The transmitted signal (shown as element 20 in FIG. 1) is the Fourier transform of the sequence of tones. (Those skilled in the art will appreciate that what is precisely meant here is a real-valued reverse Fourier transform from the frequency domain to the time domain.) The receiver performs, in essence, another Fourier transform back into frequency space to recover the signal sequence. At the receiver, knowledge concerning the mapping between the information sequence and the signal sequence is used to recover the information sequence.
Those familiar with oscillatory phenomena will appreciate that when tones, with associated phase differences, are superimposed, constructive interference often leads to the emergence of peaks that extend to a significant height above the average amplitude of the combined waveform. When a transmitted signal exhibits this property, it is often useful to characterize the signal by its peak-to-average power ratio. It should be noted in this regard that the average transmitted power is directly related to the rate at which information can be communicated. That is, higher average power implies higher potential data-communication rate. The term "average" refers here to the statistical, or ensemble, average over all signals. The term "peak", on the other hand, refers to a particular sequence.

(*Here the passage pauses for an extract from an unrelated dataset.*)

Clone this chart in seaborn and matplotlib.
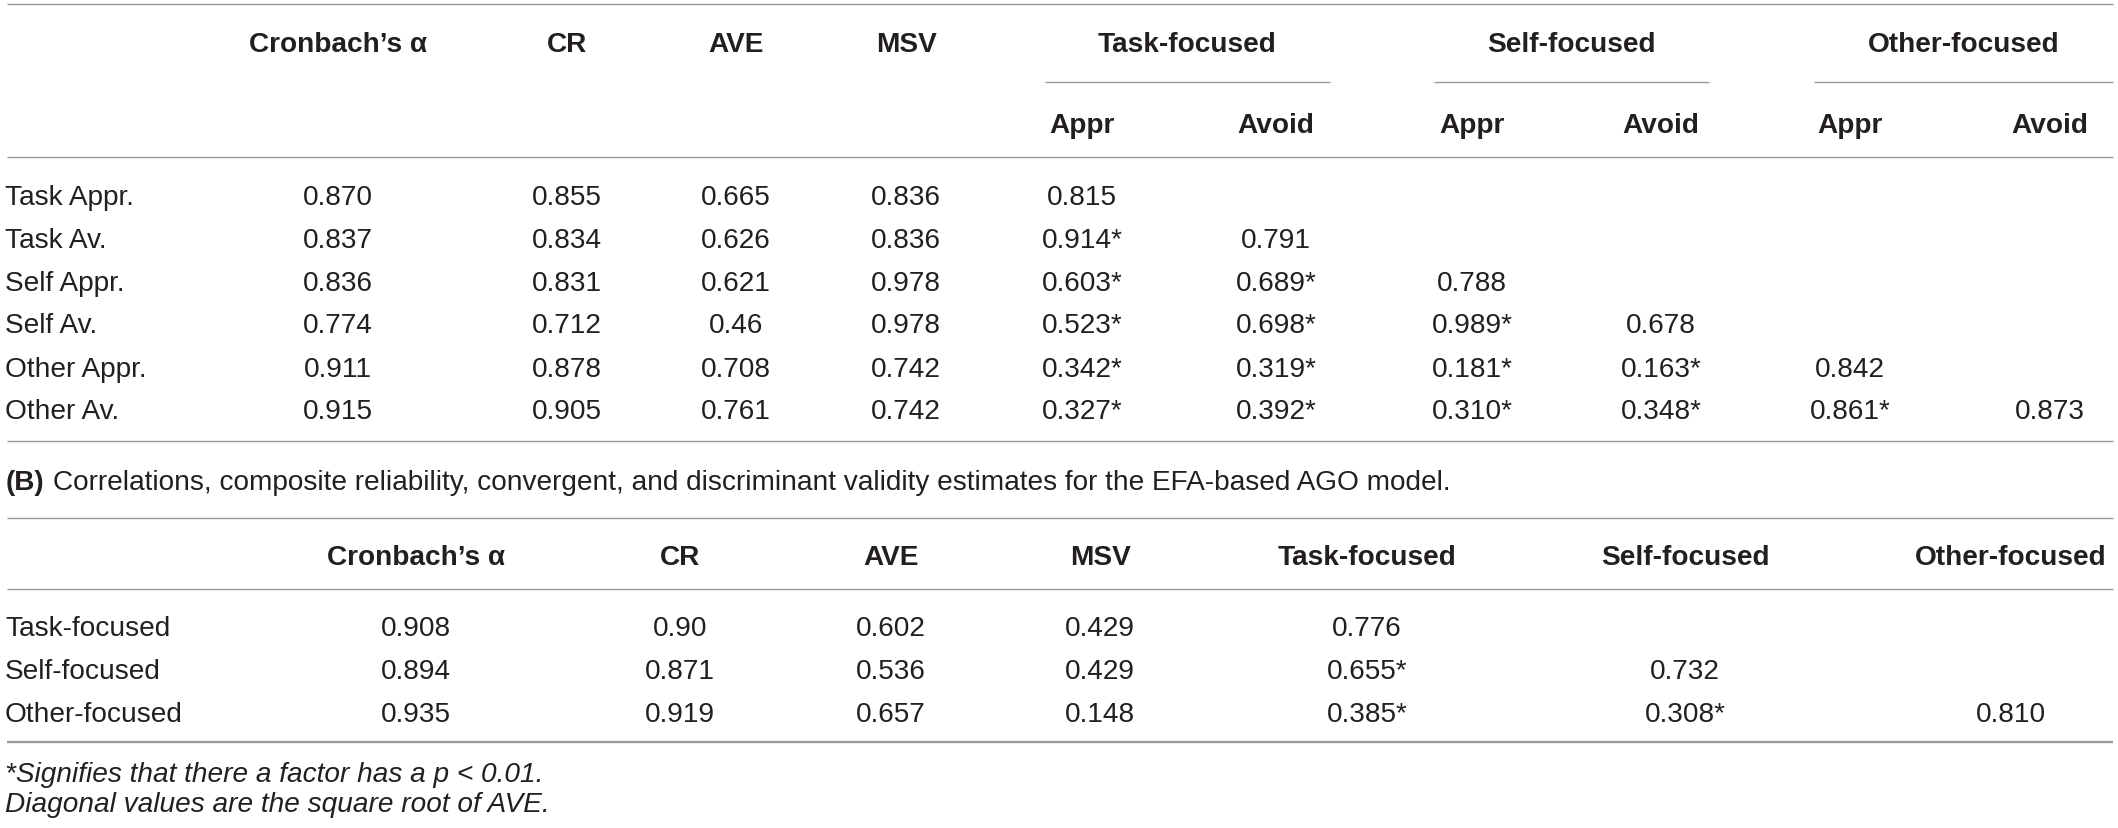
import matplotlib
matplotlib.use("Agg")
import matplotlib.pyplot as plt
import seaborn as sns

# ---- panel A data ----
rows_a = ["Task Appr.", "Task Av.", "Self Appr.", "Self Av.", "Other Appr.", "Other Av."]
cronbach_a = ["0.870", "0.837", "0.836", "0.774", "0.911", "0.915"]
cr_a = ["0.855", "0.834", "0.831", "0.712", "0.878", "0.905"]
ave_a = ["0.665", "0.626", "0.621", "0.46", "0.708", "0.761"]
msv_a = ["0.836", "0.836", "0.978", "0.978", "0.742", "0.742"]
corr_a = [
    ["0.815"],
    ["0.914*", "0.791"],
    ["0.603*", "0.689*", "0.788"],
    ["0.523*", "0.698*", "0.989*", "0.678"],
    ["0.342*", "0.319*", "0.181*", "0.163*", "0.842"],
    ["0.327*", "0.392*", "0.310*", "0.348*", "0.861*", "0.873"],
]
groups = ["Task-focused", "Self-focused", "Other-focused"]
sub_cols = ["Appr", "Avoid"]
stat_cols = ["Cronbach\u2019s \u03b1", "CR", "AVE", "MSV"]

# ---- panel B data ----
caption_b = "Correlations, composite reliability, convergent, and discriminant validity estimates for the EFA-based AGO model."
rows_b = ["Task-focused", "Self-focused", "Other-focused"]
cronbach_b = ["0.908", "0.894", "0.935"]
cr_b = ["0.90", "0.871", "0.919"]
ave_b = ["0.602", "0.536", "0.657"]
msv_b = ["0.429", "0.429", "0.148"]
corr_b = [
    ["0.776"],
    ["0.655*", "0.732"],
    ["0.385*", "0.308*", "0.810"],
]
notes = ["*Signifies that there a factor has a p < 0.01.",
         "Diagonal values are the square root of AVE."]

# ---- layout (pixels) ----
W, H = 2118, 829
X0, X1 = 7, 2113
xa = [338, 567, 736, 906, 1082, 1276, 1472, 1661, 1850, 2050]
group_span = [(1045, 1330), (1434, 1709), (1814, 2113)]
ya_rows = [195, 238, 281, 323, 367, 409]
xb = [416, 680, 891, 1100, 1367, 1685, 2011]
yb_rows = [626, 669, 712]
BL = 10  # center -> baseline offset

sns.set_theme(style="white")
plt.rcParams["font.family"] = ["Liberation Sans", "DejaVu Sans"]
TXT = "#231f20"
LINE = "#9a9a9a"
FS = 20.2

fig = plt.figure(figsize=(W / 100, H / 100), dpi=100)
ax = fig.add_axes([0, 0, 1, 1])
ax.set_xlim(0, W)
ax.set_ylim(H, 0)
ax.axis("off")


def t(x, y, s, ha="center", **kw):
    ax.text(x, y + BL, s, ha=ha, va="baseline", color=TXT, fontsize=FS, **kw)


def rule(y, x0=X0, x1=X1, lw=1.0):
    ax.hlines(y, x0, x1, color=LINE, lw=lw)


# panel A
rule(5)
for x, s in zip(xa[:4], stat_cols):
    t(x, 42, s, fontweight="bold")
for (g0, g1), g in zip(group_span, groups):
    t((g0 + g1) / 2, 42, g, fontweight="bold")
    rule(83, g0, g1)
for i, x in enumerate(xa[4:]):
    t(x, 123, sub_cols[i % 2], fontweight="bold")
rule(158)
for r, y in enumerate(ya_rows):
    t(X0 - 2, y, rows_a[r], ha="left")
    for x, s in zip(xa[:4], [cronbach_a[r], cr_a[r], ave_a[r], msv_a[r]]):
        t(x, y, s)
    for x, s in zip(xa[4:], corr_a[r]):
        t(x, y, s)
rule(442)

# panel B
ax.text(X0 - 1, 480 + BL, "(B)", ha="left", va="baseline", color=TXT,
        fontsize=FS, fontweight="bold")
ax.text(X0 + 46, 480 + BL, caption_b, ha="left", va="baseline", color=TXT,
        fontsize=FS)
rule(519)
for x, s in zip(xb, stat_cols + groups):
    t(x, 555, s, fontweight="bold")
rule(590)
for r, y in enumerate(yb_rows):
    t(X0 - 2, y, rows_b[r], ha="left")
    for x, s in zip(xb[:4], [cronbach_b[r], cr_b[r], ave_b[r], msv_b[r]]):
        t(x, y, s)
    for x, s in zip(xb[4:], corr_b[r]):
        t(x, y, s)
rule(743, lw=1.7)

for y, s in zip([772, 802], notes):
    t(X0 - 2, y, s, ha="left", fontstyle="italic")

fig.savefig("out.png", dpi=100)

For several reasons, it is desirable to limit the peak-to-average power ratio of a transmitted signal. In many instances, there are standards and regulations that impose a limit on this quantity. More fundamentally, the last amplification stage of the transmitter may be saturated by amplitude peaks in its input signal, resulting in clipping of the transmitted waveform and consequent errors in data transmission. In principle, an amplifier can be designed to handle essentially any given peak-to-average power ratio encountered in practice. However, the cost of the amplifier and also the power consumption of the amplifier increase as the maximum acceptable peak power increases. As a consequence, economic considerations militate for measures designed to minimize the probability that a peak will appear that cannot be transmitted without distortion. Although the greatest acceptable value for this probability depends on the specific application and on other factors, a typical value is 10.sup.-5.
One conventional approach to this problem is to limit the permitted signals to only those signals that have an acceptably low peak power. This approach is difficult to put into practice because it is difficult to identify a suitable set of signals in the frequency domain. Moreover, decreasing the population of available signals decreases the number of bits carried by each signal element. Because a substantial fraction of signals are typically eliminated by this approach, the transmitted data rate is significantly reduced.